Why 80% of AI projects don't ship
We see the same pattern: the board demands "deploy AI". The team picks a nice use case (product description generation, say), runs a demo, everyone applauds, 3 months later the board asks "where's the revenue?" — and the pilot quietly dies.
Reasons we see most often:
- No baked‑in metric — "deployed" ≠ "working".
- Use case not tied to revenue — impossible to defend with the CFO.
- No observability — nobody knows how AI behaves in production.
- Agency delivers without co‑delivery — client team doesn't know, nobody owns it.
Processes with ROI in 8 weeks
Four candidates where ROI is measurable in 6–8 weeks and visible even to a skeptical CFO. Everything else is R&D — and should be called R&D, not a pilot.
1. AI PDP personalization
"Similar products" and "frequently bought with" powered by embedding search.
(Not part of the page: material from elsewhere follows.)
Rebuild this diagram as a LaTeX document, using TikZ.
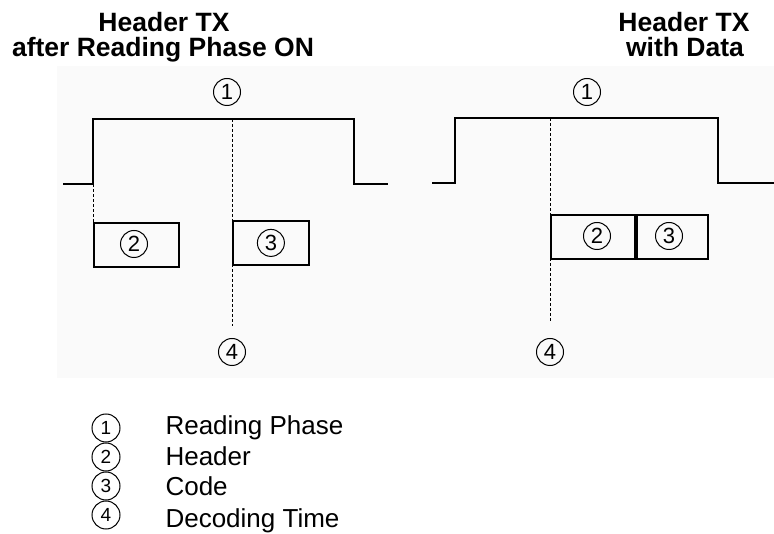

KPI: +8–15% PDP conversion, +5–10% AOV. Top e‑com sites get up to 31% of revenue from recommendations (McKinsey, 2024).
2. Semantic catalog search
Elasticsearch + reranker. "Warm winter jacket" returns parkas even when "warm" isn't in any SKU. KPI: zero‑result share → 0, search CR +20%.
3. Admin copilot for content managers
AI assistant inside the Bitrix admin: description generation, SEO copy, bulk card updates. KPI: −60% time to onboard an SKU, saves 4.4 hrs/week per engineer (getdx, 2025).
4. Chatbot with CRM escalation
RAG over FAQ and knowledge base + scenario‑driven escalation to amoCRM / Bitrix24. KPI: 60%+ self‑service, < 30s first reply.
Outcome contract: what to bake in
The key trick with an outcome contract is aligning both sides on the metric, not the hours.
- Base fee 60–70% — covers infra, discovery, integration. Not KPI‑tied.
- Outcome bonus 30–40% — paid on KPI hit in a defined window (e.g. +10% PDP CR over 30 days).
- Penalty clause — if metric drops > 5%, agency refunds a share of base fee.
- Observability access — client sees all logs, prompts, latency, errors. Otherwise the metric can't be trusted.
Open‑source vs API — when to choose what
| Criterion | API (Claude / GPT) | Open‑source (Llama / Qwen) |
|---|---|---|
| Time to launch | Days | Weeks |
| Unit cost | Variable (per‑token) | Fixed (GPU) |
| Compliance (GDPR / 152‑FZ / gov) | No | Yes (on‑prem) |
| Russian/Kazakh quality | High | Medium (Qwen is better) |
| Domain fine‑tuning | Limited | Full |
Guardrails and observability
- Prompt and response logging with 30‑day TTL.
- Rate limits per user and IP.
- PII filters in and out (no passports in logs).
- Hallucination detection: verify answers cite sources.
- Kill‑switch: one command disables the AI layer, traffic falls back.
How to measure impact
Never eyeball AI. Always run A/B: half the users see AI, half see control. Window — minimum 2 weeks and 10,000 sessions per branch. Metrics — not "clicks", but money: CR, AOV, LTV.
Rollout without panic
Start with 5–10% traffic on the AI variant. Ramp every 3 days while metrics are stable. Switch to 100% only after a 2‑week confirmed lift window. Any metric drop — kill switch, review, fix, relaunch.